C’est un crève-cœur pour des agriculteurs de détruire de si belles betteraves, juste avant la récolte. Pour beaucoup de betteraviers ayant utilisé des produits provenant des lots défectueux de Marquis (lots n° 20107169 et 20107172) fabriqué par la société Adama, la lettre recommandée de la Direction Régionale de l’Agriculture et de la Forêt (Draaf) a été un véritable coup de massue.
Bien que 100 % victimes de cette situation, les betteraviers se plient néanmoins aux injonctions de l’administration. « Nous acceptons la décision, déclarait le vice-président de la CGB, Guillaume Gandon, sur RTL le 12 août. Toutes les parcelles sont identifiées et seront détruites. Cela prouve qu’en France on ne met pas n’importe quoi dans le circuit alimentaire ».
Outre le choc psychologique de détruire une récolte qui s’annonçait prometteuse, « les agriculteurs se demandent comment ils seront indemnisés », souligne Cyril Cogniard, président de la CGB Champagne-Bourgogne. « J’espère qu’ils ne prendront pas ma moyenne 5 ans qui n’est pas très bonne, s’inquiète Alice Varlet, agricultrice à Moÿ-de-l’Aisne. Car la dernière fois que j’ai cultivé de la betterave sur cette parcelle, j’avais fait 116 t/ha. Le bidon non conforme est tombé sur ma meilleure parcelle ».

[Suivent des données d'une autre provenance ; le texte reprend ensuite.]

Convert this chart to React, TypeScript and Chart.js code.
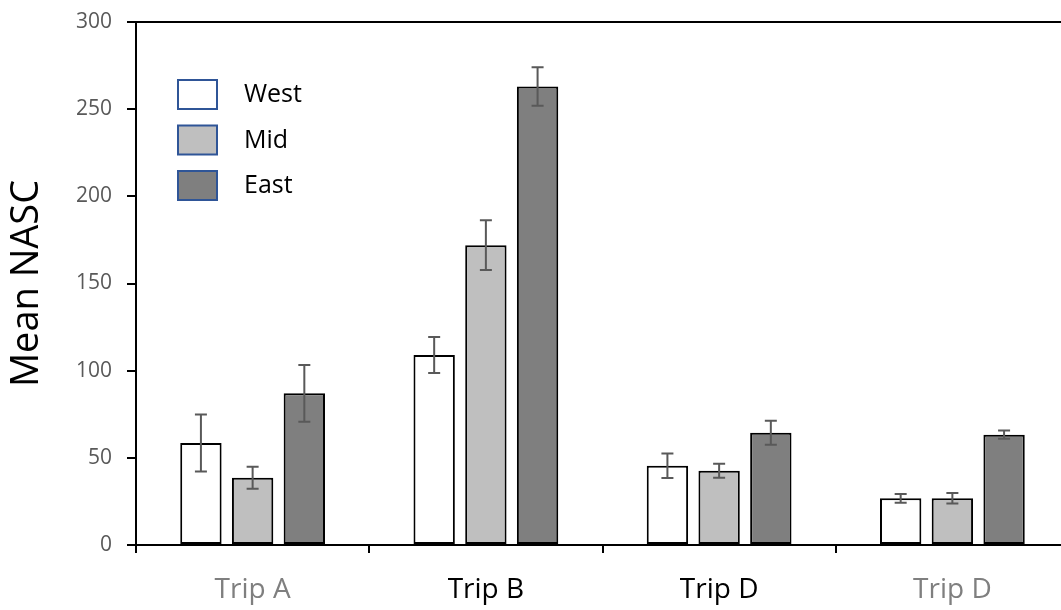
import React, { useEffect, useRef } from 'react';
import { Chart, registerables } from 'chart.js';

Chart.register(...registerables);

const categories = ['Trip A', 'Trip B', 'Trip D', 'Trip D'];
const categoryLabelColors = ['#7f7f7f', '#000000', '#000000', '#7f7f7f'];
const seriesNames = ['West', 'Mid', 'East'];
const seriesColors = ['#ffffff', '#bfbfbf', '#7f7f7f'];
const westValues = [58.5, 109, 45.5, 26.8];
const westErrors = [16.3, 10.3, 7.0, 2.5];
const midValues = [38.6, 172, 42.6, 26.8];
const midErrors = [6.3, 14.3, 4.0, 3.0];
const eastValues = [87, 263, 64.4, 63.3];
const eastErrors = [16.3, 11.0, 6.9, 2.4];
const yMin = 0;
const yMax = 300;
const yStep = 50;

const FONT = "'Open Sans', 'Noto Sans', sans-serif";

const errorBarPlugin = {
  id: 'errorBars',
  afterDatasetsDraw(chart: any) {
    const ctx = chart.ctx;
    const yScale = chart.scales.y;
    ctx.save();
    ctx.strokeStyle = '#595959';
    ctx.lineWidth = 2;
    chart.data.datasets.forEach((ds: any, i: number) => {
      const meta = chart.getDatasetMeta(i);
      meta.data.forEach((bar: any, j: number) => {
        const v = ds.data[j];
        const e = ds.errors[j];
        const x = bar.x;
        const yTop = yScale.getPixelForValue(v + e);
        const yBot = yScale.getPixelForValue(v - e);
        ctx.beginPath();
        ctx.moveTo(x, yTop);
        ctx.lineTo(x, yBot);
        ctx.moveTo(x - 6, yTop);
        ctx.lineTo(x + 6, yTop);
        ctx.moveTo(x - 6, yBot);
        ctx.lineTo(x + 6, yBot);
        ctx.stroke();
      });
    });
    ctx.restore();
  },
};

const legendPlugin = {
  id: 'customLegend',
  afterDraw(chart: any) {
    const ctx = chart.ctx;
    const area = chart.chartArea;
    const x0 = area.left + 42;
    const y0 = area.top + 58;
    ctx.save();
    chart.data.datasets.forEach((ds: any, i: number) => {
      const y = y0 + i * 45.5;
      ctx.fillStyle = ds.backgroundColor;
      ctx.fillRect(x0, y, 39, 29);
      ctx.strokeStyle = '#2f5597';
      ctx.lineWidth = 2;
      ctx.strokeRect(x0, y, 39, 29);
      ctx.fillStyle = '#000000';
      ctx.font = `25px ${FONT}`;
      ctx.textBaseline = 'middle';
      ctx.textAlign = 'left';
      ctx.fillText(ds.label, x0 + 66, y + 15);
    });
    ctx.restore();
  },
};

export default function App() {
  const ref = useRef<HTMLCanvasElement | null>(null);

  useEffect(() => {
    if (!ref.current) return;
    const valueSets = [westValues, midValues, eastValues];
    const errorSets = [westErrors, midErrors, eastErrors];
    const chart = new Chart(ref.current, {
      type: 'bar',
      data: {
        labels: categories,
        datasets: seriesNames.map((name, i) => ({
          label: name,
          data: valueSets[i],
          errors: errorSets[i],
          backgroundColor: seriesColors[i],
          borderColor: '#000000',
          borderWidth: 2,
          borderSkipped: false,
          categoryPercentage: 0.665,
          barPercentage: 0.8,
        })) as any,
      },
      options: {
        animation: false,
        responsive: false,
        layout: { padding: { top: 22, right: 1, bottom: 0, left: 0 } },
        plugins: {
          legend: { display: false },
          tooltip: { enabled: false },
        },
        scales: {
          x: {
            offset: true,
            grid: {
              offset: true,
              drawOnChartArea: false,
              color: '#000000',
              tickColor: '#000000',
              tickLength: 8,
              lineWidth: 2,
            },
            border: { color: '#000000', width: 2 },
            ticks: {
              color: categoryLabelColors as any,
              font: { family: FONT, size: 28 },
              padding: 20,
              maxRotation: 0,
            },
            afterFit(scale: any) {
              scale.height = 65;
              scale.paddingLeft = 0;
              scale.paddingRight = 0;
            },
          },
          y: {
            min: yMin,
            max: yMax,
            ticks: {
              stepSize: yStep,
              color: '#595959',
              font: { family: FONT, size: 21 },
              padding: 15,
            },
            grid: {
              drawOnChartArea: true,
              color: (c: any) => (c.tick && c.tick.value === yMax ? '#000000' : 'rgba(0,0,0,0)'),
              tickColor: '#000000',
              tickLength: 9,
              lineWidth: 2,
            },
            border: { color: '#000000', width: 2 },
            title: {
              display: true,
              text: 'Mean NASC',
              color: '#000000',
              font: { family: FONT, size: 38 },
              padding: { top: 4, bottom: 0 },
            },
            afterFit(scale: any) {
              scale.width = 136;
              scale.paddingTop = 0;
              scale.paddingBottom = 0;
            },
          },
        },
      },
      plugins: [errorBarPlugin, legendPlugin],
    });
    return () => chart.destroy();
  }, []);

  return (
    <div style={{ position: 'absolute', left: 0, top: 0, width: 1061, height: 610, overflow: 'hidden', background: '#ffffff' }}>
      <canvas ref={ref} width={1070} height={610} style={{ display: 'block' }} />
    </div>
  );
}
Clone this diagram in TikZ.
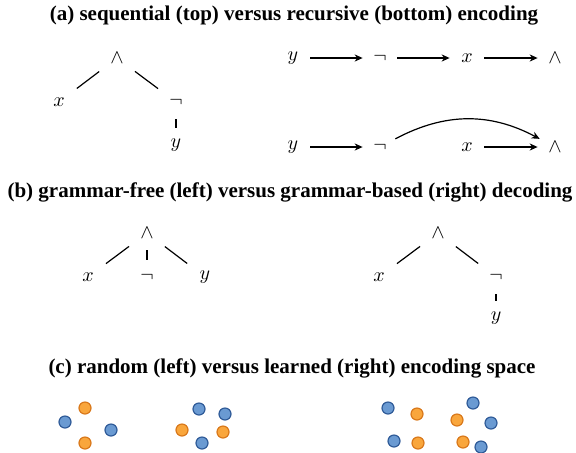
\documentclass[tikz,border=0pt]{standalone}
\usepackage{fontspec}
\newfontfamily\titlefont{Liberation Serif}
\usetikzlibrary{arrows.meta,positioning}
\usepackage{xcolor}
\definecolor{dotblue}{HTML}{6A9AD2}
\definecolor{dotblueline}{HTML}{2F5B98}
\definecolor{dotorange}{HTML}{F9A63C}
\definecolor{dotorangeline}{HTML}{D9781A}

\begin{document}
\begin{tikzpicture}[x=0.5pt,y=-0.5pt,
    sym/.style={circle,inner sep=0pt,minimum size=17pt},
    heading/.style={font=\titlefont\bfseries\fontsize{10.5}{12}\selectfont},
    branch/.style={line width=0.6pt,shorten <=2.5pt,shorten >=2.5pt},
    stem/.style={line width=0.6pt},
    seq/.style={line width=0.6pt,-{Stealth[length=4pt,width=3.6pt]}},
    bluedot/.style={fill=dotblue,draw=dotblueline,line width=0.6pt},
    orangedot/.style={fill=dotorange,draw=dotorangeline,line width=0.6pt}]
    \useasboundingbox (0,0) rectangle (576,452);
    % Headings
    \node[heading] (ha) at (294,16) {(a) sequential (top) versus recursive (bottom) encoding};
    \node[heading] (hb) at (290,192) {(b) grammar-free (left) versus grammar-based (right) decoding};
    \node[heading] (hc) at (292,368) {(c) random (left) versus learned (right) encoding space};
    % (a) tree
    \node[sym] (aand) at (117,58) {$\wedge$};
    \node[sym] (ax) at (59,102) {$x$};
    \node[sym] (aneg) at (176,102) {$\neg$};
    \node[sym] (ay) at (176,145) {$y$};
    \draw[branch] (aand) -- (ax);
    \draw[branch] (aand) -- (aneg);
    \draw[stem] (aneg) -- (ay);
    % (a) sequential
    \node[sym] (sy) at (293,58) {$y$};
    \node[sym] (sneg) at (380,58) {$\neg$};
    \node[sym] (sx) at (467,58) {$x$};
    \node[sym] (sand) at (555,58) {$\wedge$};
    \draw[seq] (sy) -- (sneg);
    \draw[seq] (sneg) -- (sx);
    \draw[seq] (sx) -- (sand);
    % (a) recursive
    \node[sym] (ry) at (293,147) {$y$};
    \node[sym] (rneg) at (380,147) {$\neg$};
    \node[sym] (rx) at (467,147) {$x$};
    \node[sym] (rand) at (555,147) {$\wedge$};
    \draw[seq] (ry) -- (rneg);
    \draw[seq] (rx) -- (rand);
    \draw[seq] (rneg) to[bend left=28] (rand);
    % (b) grammar-free
    \node[sym] (fand) at (147,233) {$\wedge$};
    \node[sym] (fx) at (88,277) {$x$};
    \node[sym] (fneg) at (147,277) {$\neg$};
    \node[sym] (fy) at (205,277) {$y$};
    \draw[branch] (fand) -- (fx);
    \draw[stem] (fand) -- (fneg);
    \draw[branch] (fand) -- (fy);
    % (b) grammar-based
    \node[sym] (gand) at (438,233) {$\wedge$};
    \node[sym] (gx) at (379,277) {$x$};
    \node[sym] (gneg) at (496,277) {$\neg$};
    \node[sym] (gy) at (496,318) {$y$};
    \draw[branch] (gand) -- (gx);
    \draw[branch] (gand) -- (gneg);
    \draw[stem] (gneg) -- (gy);
    % (c) encoding space
    \foreach \px/\py in {65/422, 111/430, 199/409, 225/414, 202/443,
                         388/408, 394/441, 473/403, 491/423, 481/447}
        \draw[bluedot] (\px,\py) circle (3pt);
    \foreach \px/\py in {85/408, 85/443, 182/430, 223/432,
                         417/414, 418/443, 457/420, 463/442}
        \draw[orangedot] (\px,\py) circle (3pt);
\end{tikzpicture}
\end{document}
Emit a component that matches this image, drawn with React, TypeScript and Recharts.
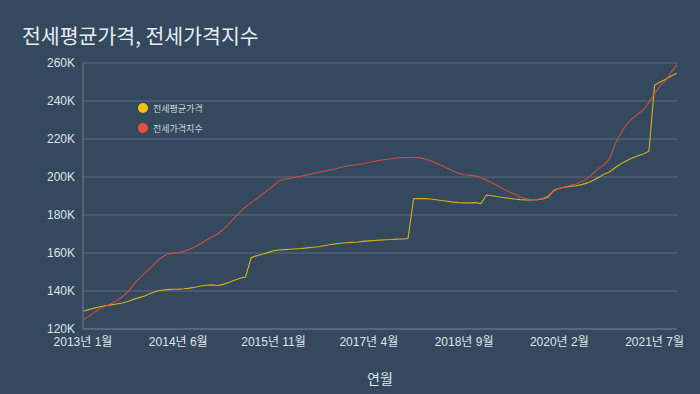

500 000 tonnes de betteraves
Aujourd’hui, la préoccupation est de savoir comment détruire ces betteraves si belles. La quantité de biomasse est énorme, il va donc falloir utiliser des méthodes de destruction à la fois chimique et mécanique. « Je souhaitais détruire les betteraves mécaniquement, mais il faudra utiliser aussi la destruction chimique. Les betteraves sont trop développées. La méthode mécanique seule ne pourra pas suffire », constate Régis Huet, vice-président de la délégation CGB Marne, Haute-Marne et Meuse. Mais avant de commencer la destruction, il faut prévenir son assurance et avoir reçu la visite des experts mandatés par Vivescia et Ceresia.
Au total, 5 000 hectares sont concernés par l’utilisation de lots de Marquis déclarés non conformes. « Cela représente peut-être seulement 1,5 % au niveau national, mais dans la Marne, les Ardennes, l’Aube et l’Aisne, beaucoup de planteurs sont concernées », déclare Régis Huet.
Les 350 agriculteurs vont donc détruire quelque 500 000 tonnes de betteraves sucrières… De quoi produire environ 80 000 t de sucre !
Les problèmes des lots non conformes du désherbant Marquis concernent essentiellement les coopératives Vivescia et Cérésia.
Combien d’agriculteurs pourraient être au final concernés ?
Seules deux coopératives, dont la nôtre, ont été livrées par Sévéal (union de coopératives – entreprise de distribution d’agrofournitures) avec ces deux lots Marquis non conformes de la société Adama. La liste des agriculteurs est qualifiée et finalisée et elle a été transmise aux autorités publiques, ce sont près de 350 agriculteurs concernés au total par la destruction des parcelles de betteraves.
Comment accompagnez-vous les agriculteurs ?
Nous les accompagnons à trois niveaux, en lien aussi avec les organisations syndicales dont la CGB : nos équipes techniques sur le terrain sont à leur écoute. Nous avons mis en place, il y a plusieurs semaines, un numéro de téléphone avec des interlocuteurs dédiés. Enfin, depuis l’annonce des destructions des parcelles, nous avons organisé aussi deux visio-conférences pour répondre à toutes les questions et partager les modalités du processus d’indemnisation. Car, rappelons-le, c’est la coopérative qui est en première ligne avec notre assureur pour piloter le préjudice financier et le paiement des indemnités. Notre enjeu commun est de se caler sur la première échéance de la campagne betteraves au 30 novembre, afin de préserver les trésoreries de nos associés coopérateurs.
Quels conseils agronomiques pouvez-vous donner pour la culture suivante ?
Les pouvoirs publics n’ont pas donné de consignes particulières aux agriculteurs. Nos équipes agronomiques seront très attentives au suivi des parcelles concernées, en lien avec les instituts techniques. Notre priorité comme celle de tous les agriculteurs est la préservation de la sécurité alimentaire et de la qualité de nos filières céréalières et végétales. Pour les agriculteurs concernés qui envisagent de commander leurs semences en ce moment, la coopérative Vivescia s’engage à les reprendre en cas d’impossibilité à les utiliser.